Data excerpt |
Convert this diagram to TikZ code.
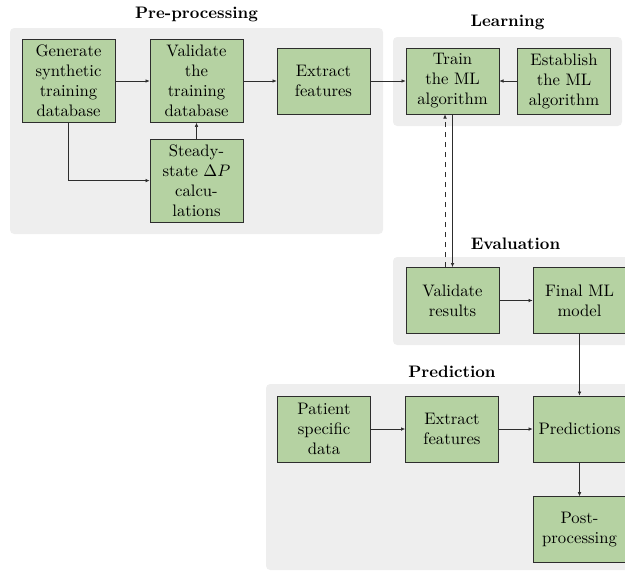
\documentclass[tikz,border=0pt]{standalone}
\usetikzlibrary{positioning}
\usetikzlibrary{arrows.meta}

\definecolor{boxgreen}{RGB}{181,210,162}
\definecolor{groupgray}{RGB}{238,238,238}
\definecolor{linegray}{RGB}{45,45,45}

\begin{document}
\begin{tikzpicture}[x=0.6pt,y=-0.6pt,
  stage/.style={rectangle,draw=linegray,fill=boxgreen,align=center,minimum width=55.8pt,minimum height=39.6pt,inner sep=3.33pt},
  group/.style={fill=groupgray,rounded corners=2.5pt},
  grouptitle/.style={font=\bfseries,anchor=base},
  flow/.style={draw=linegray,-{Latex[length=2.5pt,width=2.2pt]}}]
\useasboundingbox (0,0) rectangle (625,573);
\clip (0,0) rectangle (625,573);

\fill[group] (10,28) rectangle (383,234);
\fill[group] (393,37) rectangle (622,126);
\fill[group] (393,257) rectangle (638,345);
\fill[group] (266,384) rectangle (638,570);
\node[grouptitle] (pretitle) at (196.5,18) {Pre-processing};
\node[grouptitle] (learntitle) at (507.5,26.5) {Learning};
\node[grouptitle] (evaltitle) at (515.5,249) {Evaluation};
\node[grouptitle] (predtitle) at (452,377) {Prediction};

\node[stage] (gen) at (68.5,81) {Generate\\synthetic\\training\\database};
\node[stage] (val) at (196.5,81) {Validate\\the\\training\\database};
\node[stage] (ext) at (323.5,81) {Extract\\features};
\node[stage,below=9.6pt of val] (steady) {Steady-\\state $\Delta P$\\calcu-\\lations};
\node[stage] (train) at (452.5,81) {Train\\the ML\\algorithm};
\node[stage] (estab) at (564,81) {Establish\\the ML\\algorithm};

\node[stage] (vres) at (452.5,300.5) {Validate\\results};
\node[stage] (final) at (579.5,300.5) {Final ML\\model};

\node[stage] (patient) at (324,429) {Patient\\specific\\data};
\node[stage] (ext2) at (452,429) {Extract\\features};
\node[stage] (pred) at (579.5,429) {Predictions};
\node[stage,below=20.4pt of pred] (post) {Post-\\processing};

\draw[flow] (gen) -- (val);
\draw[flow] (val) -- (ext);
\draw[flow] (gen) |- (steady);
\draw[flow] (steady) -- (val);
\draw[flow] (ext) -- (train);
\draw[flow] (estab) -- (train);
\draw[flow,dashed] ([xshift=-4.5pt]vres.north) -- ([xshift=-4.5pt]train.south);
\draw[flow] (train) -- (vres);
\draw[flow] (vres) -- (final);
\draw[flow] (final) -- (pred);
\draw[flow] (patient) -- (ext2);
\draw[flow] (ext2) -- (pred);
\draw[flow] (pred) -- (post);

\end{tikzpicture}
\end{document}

What is being asked |
Transcribe the material exactly, keeping every word and none of the pictures.

Full response |
Convert this diagram to TikZ code.
\documentclass[tikz,border=0pt]{standalone}
\usetikzlibrary{positioning}
\usetikzlibrary{arrows.meta}

\definecolor{boxgreen}{RGB}{181,210,162}
\definecolor{groupgray}{RGB}{238,238,238}
\definecolor{linegray}{RGB}{45,45,45}

\begin{document}
\begin{tikzpicture}[x=0.6pt,y=-0.6pt,
  stage/.style={rectangle,draw=linegray,fill=boxgreen,align=center,minimum width=55.8pt,minimum height=39.6pt,inner sep=3.33pt},
  group/.style={fill=groupgray,rounded corners=2.5pt},
  grouptitle/.style={font=\bfseries,anchor=base},
  flow/.style={draw=linegray,-{Latex[length=2.5pt,width=2.2pt]}}]
\useasboundingbox (0,0) rectangle (625,573);
\clip (0,0) rectangle (625,573);

\fill[group] (10,28) rectangle (383,234);
\fill[group] (393,37) rectangle (622,126);
\fill[group] (393,257) rectangle (638,345);
\fill[group] (266,384) rectangle (638,570);
\node[grouptitle] (pretitle) at (196.5,18) {Pre-processing};
\node[grouptitle] (learntitle) at (507.5,26.5) {Learning};
\node[grouptitle] (evaltitle) at (515.5,249) {Evaluation};
\node[grouptitle] (predtitle) at (452,377) {Prediction};

\node[stage] (gen) at (68.5,81) {Generate\\synthetic\\training\\database};
\node[stage] (val) at (196.5,81) {Validate\\the\\training\\database};
\node[stage] (ext) at (323.5,81) {Extract\\features};
\node[stage,below=9.6pt of val] (steady) {Steady-\\state $\Delta P$\\calcu-\\lations};
\node[stage] (train) at (452.5,81) {Train\\the ML\\algorithm};
\node[stage] (estab) at (564,81) {Establish\\the ML\\algorithm};

\node[stage] (vres) at (452.5,300.5) {Validate\\results};
\node[stage] (final) at (579.5,300.5) {Final ML\\model};

\node[stage] (patient) at (324,429) {Patient\\specific\\data};
\node[stage] (ext2) at (452,429) {Extract\\features};
\node[stage] (pred) at (579.5,429) {Predictions};
\node[stage,below=20.4pt of pred] (post) {Post-\\processing};

\draw[flow] (gen) -- (val);
\draw[flow] (val) -- (ext);
\draw[flow] (gen) |- (steady);
\draw[flow] (steady) -- (val);
\draw[flow] (ext) -- (train);
\draw[flow] (estab) -- (train);
\draw[flow,dashed] ([xshift=-4.5pt]vres.north) -- ([xshift=-4.5pt]train.south);
\draw[flow] (train) -- (vres);
\draw[flow] (vres) -- (final);
\draw[flow] (final) -- (pred);
\draw[flow] (patient) -- (ext2);
\draw[flow] (ext2) -- (pred);
\draw[flow] (pred) -- (post);

\end{tikzpicture}
\end{document}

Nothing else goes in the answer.